My life revolves around  the Four Ws.  These are Working, Walking and Writing.  Also my Wife.  The Four Ws are those things I have identified as being essential daily activities.  Described without W's, the four are earning some money, getting some exercise, doing something creative and being a good husband.


Each of the Ws leaves me plenty of room for improvement.  There are days when doing all four is quite difficult.  I formulated the Four Ws philosophy after reading a greeting card I saw in a gift shop. It said "The most important things in life are the ones you do every day."  Imagine what life would be like if every greeting card you receive, like the ones from doctors or insurance agents who never forget my birthday, were as life changing as that one I saw (and didn't purchase) in that gift shop.


My other activities include eating, sleeping, picking up the mail, cleaning up cat and dog shit, drinking coffee, reading and, of course, Facebook.   More important than any of those, I think, is taking out the garbage once a week.  I have even enshrined the act of taking out the garbage into my music.  I call this musical structure "Garbage Day Periodicity".


"Garbage Day Periodicity" can be heard in my on-going once-a-day composition project called The Seasons.  Garbage is an easy problem to solve.  If you have garbage you simply put it in the dumpster, put the dumpster at the curb and, eventually, someone takes the garbage away.  Problem solved.  If only I could do the same thing with my Expectations.


I spend much time thinking about music I would like to write.  I would like to spend more of my time actually writing that music and less time thinking about it.  I post all my new pieces on Mixed Meters. Alas, people don't listen much.   That makes sense because, like blogging, writing music is something else which I do in isolation.  With computers I can make performance-free music.  Also audience free.


The important thing is that I enjoy the process of creating music immensely.  I try to tailor the process to intensify the aspects I like and avoid those I dislike.  Luckily this has worked out pretty well for me.  I'm extremely fortunate that I can spend as much of my life writing music as I do.


I've been thinking about bucket lists.  Until recently I thought that I didn't have a bucket list - you know, a personal list of as yet unfulfilled experiences.   Then I realized that I do have such a list.  The difference is that it's filled with unfulfilled composition projects.  Lately I've crossed a few items off the list with The Seasons.  There are many more to go.  Someday I will actually write that parody of Mendelssohn's Violin Concerto, only, instead of a five-year old prodigy performing it, mine will be played by a ninety-five year old prodigy.

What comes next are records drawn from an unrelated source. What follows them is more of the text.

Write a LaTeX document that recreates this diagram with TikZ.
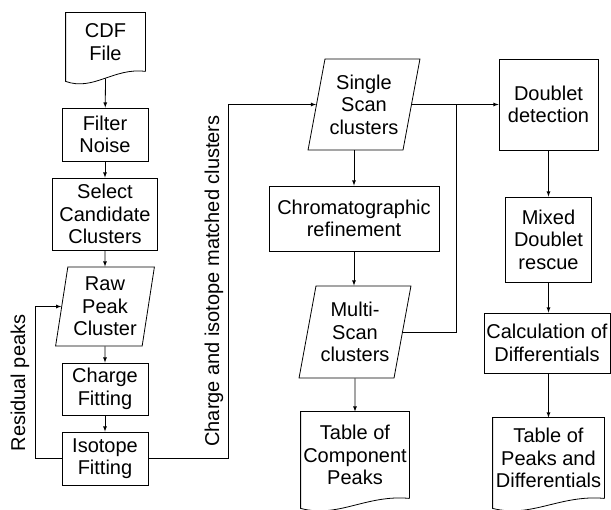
\documentclass[tikz,border=0pt]{standalone}
\usepackage{fontspec}
\setmainfont{Liberation Sans}
\usetikzlibrary{arrows,calc}
\usetikzlibrary{shapes.geometric}

% outline of a document node with a wavy bottom
\newcommand{\docshape}[1]{%
  \draw (#1.south east) -- (#1.north east) -- (#1.north west)
    -- ([yshift=-10pt]#1.south west)
    .. controls ($(#1.south west)!0.35!(#1.south east)+(0,-20pt)$)
    and ($(#1.south west)!0.6!(#1.south east)+(0,4pt)$) .. (#1.south east);}

\begin{document}
\begin{tikzpicture}
[x = 1pt, y = -1pt,
 line width = 0.8pt,
 base/.style = {font = \fontsize{20pt}{22.5pt}\selectfont, align = center, inner sep = 1pt},
 proc/.style = {base, draw, rectangle},
 data/.style = {base, draw, trapezium, trapezium left angle = 76,
                trapezium right angle = 104, trapezium stretches = true},
 doc/.style = {base, rectangle},
 line/.style = {->, >=latex}]

\useasboundingbox (0,0) rectangle (611,510);

% left column
\node[doc, minimum width = 79pt, minimum height = 58pt] (cdf) at (105.5,42) {CDF\\File};
\docshape{cdf}

\node[proc, minimum width = 86pt, minimum height = 53pt] (filter) at (105,134.5) {Filter\\Noise};
\node[proc, minimum width = 105pt, minimum height = 72pt] (select) at (105,214) {Select\\Candidate\\Clusters};
\node[data, trapezium left angle = 80, trapezium right angle = 100,
      minimum width = 99pt, minimum height = 79pt] (raw) at (105,306.5) {Raw\\Peak\\Cluster};
\node[proc, minimum width = 86pt, minimum height = 52pt] (charge) at (105,389) {Charge\\Fitting};
\node[proc, minimum width = 86pt, minimum height = 53pt] (isotope) at (105,458.5) {Isotope\\Fitting};

\node[base, rotate = 90] (resid) at (20,383) {Residual peaks};
\node[base, rotate = 90] (matched) at (214,281) {Charge and isotope matched clusters};

% middle column
\node[data, minimum width = 112pt, minimum height = 91pt] (single) at (364,104.5) {Single\\Scan\\clusters};
\node[proc, minimum width = 170pt, minimum height = 65pt] (chrom) at (354,218.5) {Chromatographic\\refinement};
\node[data, minimum width = 112pt, minimum height = 92pt] (multi) at (355,332) {Multi-\\Scan\\clusters};
\node[doc, minimum width = 108pt, minimum height = 86pt] (tablec) at (355,455) {Table of\\Component\\Peaks};
\docshape{tablec}

% right column
\node[proc, minimum width = 99pt, minimum height = 91pt] (doublet) at (548.5,104.5) {Doublet\\detection};
\node[proc, minimum width = 86pt, minimum height = 85pt] (mixed) at (548.5,239.5) {Mixed\\Doublet\\rescue};
\node[proc, minimum width = 126pt, minimum height = 60pt] (calc) at (547,343) {Calculation of\\Differentials};
\node[doc, minimum width = 111pt, minimum height = 80pt] (tablep) at (548.5,458) {Table of\\Peaks and\\Differentials};
\docshape{tablep}

\coordinate (join) at (456,104.5);

\draw[line] ([yshift = -7pt]cdf.south) -- (filter);
\draw[line] (filter) -- (select);
\draw[line] (select) -- (raw);
\draw[line] (raw) -- (charge);
\draw[line] (charge) -- (isotope);
\draw[line] (isotope.west) -- ++(-26,0) |- (raw.west);
\draw[line] (isotope.east) -- ++(80,0) |- (single.west);

\draw[line] (chrom.north |- single.south) -- (chrom.north);
\draw[line] (chrom.south) -- (chrom.south |- multi.north);
\draw[line] (multi) -- (tablec);
\draw[line] (single.east) -- (doublet.west);
\draw (multi.east) -| (join);

\draw[line] (doublet) -- (mixed);
\draw[line] (mixed.south) -- (mixed.south |- calc.north);
\draw[line] (tablep.north |- calc.south) -- (tablep.north);

\end{tikzpicture}
\end{document}
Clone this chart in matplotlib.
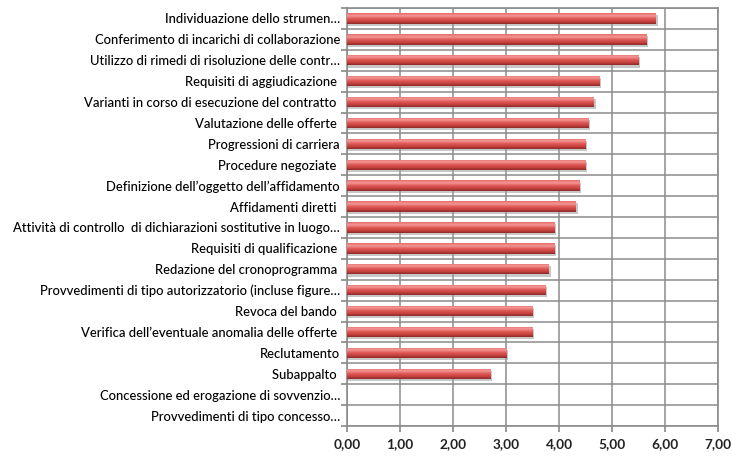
import matplotlib.pyplot as plt
import numpy as np
from matplotlib.colors import LinearSegmentedColormap

categorie = [
    "Individuazione dello strumen…",
    "Conferimento di incarichi di collaborazione",
    "Utilizzo di rimedi di risoluzione delle contr…",
    "Requisiti di aggiudicazione ",
    "Varianti in corso di esecuzione del contratto ",
    "Valutazione delle offerte ",
    "Progressioni di carriera",
    "Procedure negoziate ",
    "Definizione dell’oggetto dell’affidamento",
    "Affidamenti diretti ",
    "Attività di controllo  di dichiarazioni sostitutive in luogo…",
    "Requisiti di qualificazione ",
    "Redazione del cronoprogramma ",
    "Provvedimenti di tipo autorizzatorio (incluse figure…",
    "Revoca del bando ",
    "Verifica dell’eventuale anomalia delle offerte ",
    "Reclutamento",
    "Subappalto ",
    "Concessione ed erogazione di sovvenzio…",
    "Provvedimenti di tipo concesso…",
]
valori = [5.83, 5.65, 5.50, 4.76, 4.66, 4.56, 4.50, 4.50, 4.38, 4.32,
          3.92, 3.92, 3.81, 3.75, 3.50, 3.50, 3.01, 2.70, 0.0, 0.0]
xticks = [0, 1, 2, 3, 4, 5, 6, 7]
xtick_labels = ["0,00", "1,00", "2,00", "3,00", "4,00", "5,00", "6,00", "7,00"]

plt.rcParams['font.family'] = ['Lato', 'DejaVu Sans']

fig = plt.figure(figsize=(7.32, 4.57), dpi=100)
ax = fig.add_axes([347 / 732, 1 - 426 / 457, (718 - 347) / 732, (426 - 8) / 457])

n = len(categorie)
y = np.arange(n)
altezza = 0.5

# gradiente rosso: riflesso chiaro in alto, scuro in basso
cmap = LinearSegmentedColormap.from_list("rosso", ["#e86a67", "#f39896", "#e05a57", "#c94341", "#8e2a28"])
grad = np.linspace(0, 1, 64).reshape(-1, 1)

for yi, v in zip(y, valori):
    if v <= 0:
        continue
    # ombra
    ax.barh(yi + 0.1, v + 0.03, height=altezza, color="#9a9a9a", alpha=0.55, zorder=2)
    b = ax.barh(yi, v, height=altezza, color="#d9524f", zorder=3)[0]
    im = ax.imshow(grad, extent=[0, v, yi + altezza / 2, yi - altezza / 2],
                   cmap=cmap, aspect="auto", zorder=4, origin="upper")
    im.set_clip_path(b)

ax.set_xlim(0, 7)
ax.set_ylim(n - 0.5, -0.5)

ax.set_xticks(xticks)
ax.set_xticklabels(xtick_labels, fontweight="bold", fontsize=9.8, color="#222222")
ax.set_yticks(y)
ax.set_yticklabels(categorie, fontsize=9.4, color="#000000", fontweight="medium")
ax.tick_params(axis="y", which="major", length=0, pad=5)
ax.set_yticks(np.arange(n + 1) - 0.5, minor=True)
ax.tick_params(axis="y", which="minor", length=4, color="#888888", width=1.2)
ax.tick_params(axis="x", length=4, color="#888888", width=1.2, pad=5)

ax.grid(axis="x", color="#8c8c8c", linewidth=1.1, zorder=0)
ax.grid(axis="y", which="minor", color="#8c8c8c", linewidth=1.1, zorder=0)
ax.set_axisbelow(True)
for s in ax.spines.values():
    s.set_color("#8c8c8c")
    s.set_linewidth(1.2)

fig.savefig("out.png", dpi=100)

I'm also still posting my pictures.  I don't go looking for pictures, they find me.  My pictures are found objects in the truest sense.  If I notice something visually interesting on my walks or elsewhere, be it tree or trash, I whip the point'n'shoot out of my pocket and snap a couple photos.  I take enough that a few usually turn out well.  I post some to my other blog, Mixed Messages.  You can see the latest ones here, in the righthand column.


I suppose I will still find the occasional blog topic which gets my excitement and/or indignation up, you know, over politics or society or whatever.   Some topics force me to drop everything and write an essay of doubtful value and indefinite logic.  Naturally these postings produce Expectations that others will read and get excited and/or indignant as well.  After eight years, that idea has been completely disproven.


And, speaking of politics and society, my disappointment knows no bounds when I think about my youthful Expectations for the country I live in.  During my lifetime the U.S. has invented the Tea Party, fracking, Miley Cyrus, megachurches, Shock and Awe, Dick Cheney, Walmart, the NRA, the rapture, Real Housewives, Three Strikes laws, Grand Theft Auto and mass murder in schools - to name just a very few things I would gladly live without.   Society is SO fucked, people, and it saddens me to admit that my generation, the Baby Boomers, gets much of the credit.  I would like to apologize to the world for all these American things - and more.  Sadly, I have no Expectations that my apologies will help.


One thing I don't seem to do with my time any more is doodle.  I found the doodles gracing this post in a stack of music and other papers I had put away for later use and forgotten about completely.  Click on them for enlargements.  I suspect they date from the early 2000's before I started Mixed Meters.  You probably see things in them the same way you see things in Rohrshach ink blots.  The numbers will allow you to make comments about specific doodles, telling the world which one looks like a pregnant shark riding an upside down motorcycle.


Like these doodles, things out of my past are easy to turn into blog posts.  Mixed Meters could easily become a compendium of work I did years ago.  Realistically, you should expect more and more of this.  I have boxes and boxes filled with projects either only I remember or I have already forgotten.  If I don't post them here no one will ever know about them.  Then again, if I do post them here nearly no one will ever know about them.  Gradually my blog will become my autobiography - disorganized, incomplete and totally non-chronological.  Already, after just eight years, I discover my own posts that I've completely forgotten about.  My memory isn't what it used to be.


And so, the question "Why to blog?" remains without a satisfying answer.  Honestly, I could completely stop blogging and the world and my life and everything in between would not change one bit.  I could post completely random gibberish or I could give the real irrefutable answer to the meaning of life, and the reactions would be pretty much identical.  Hey, maybe the real answer to the meaning of life is random gibberish.  How wonderful that would be!  Probably I will continue blogging because I'm not ready to stop.  Until I am ready to stop I will simply continue.  Meanwhile you should expect more of my random gibberish and pessimistic drivel here.  I hope you enjoy it.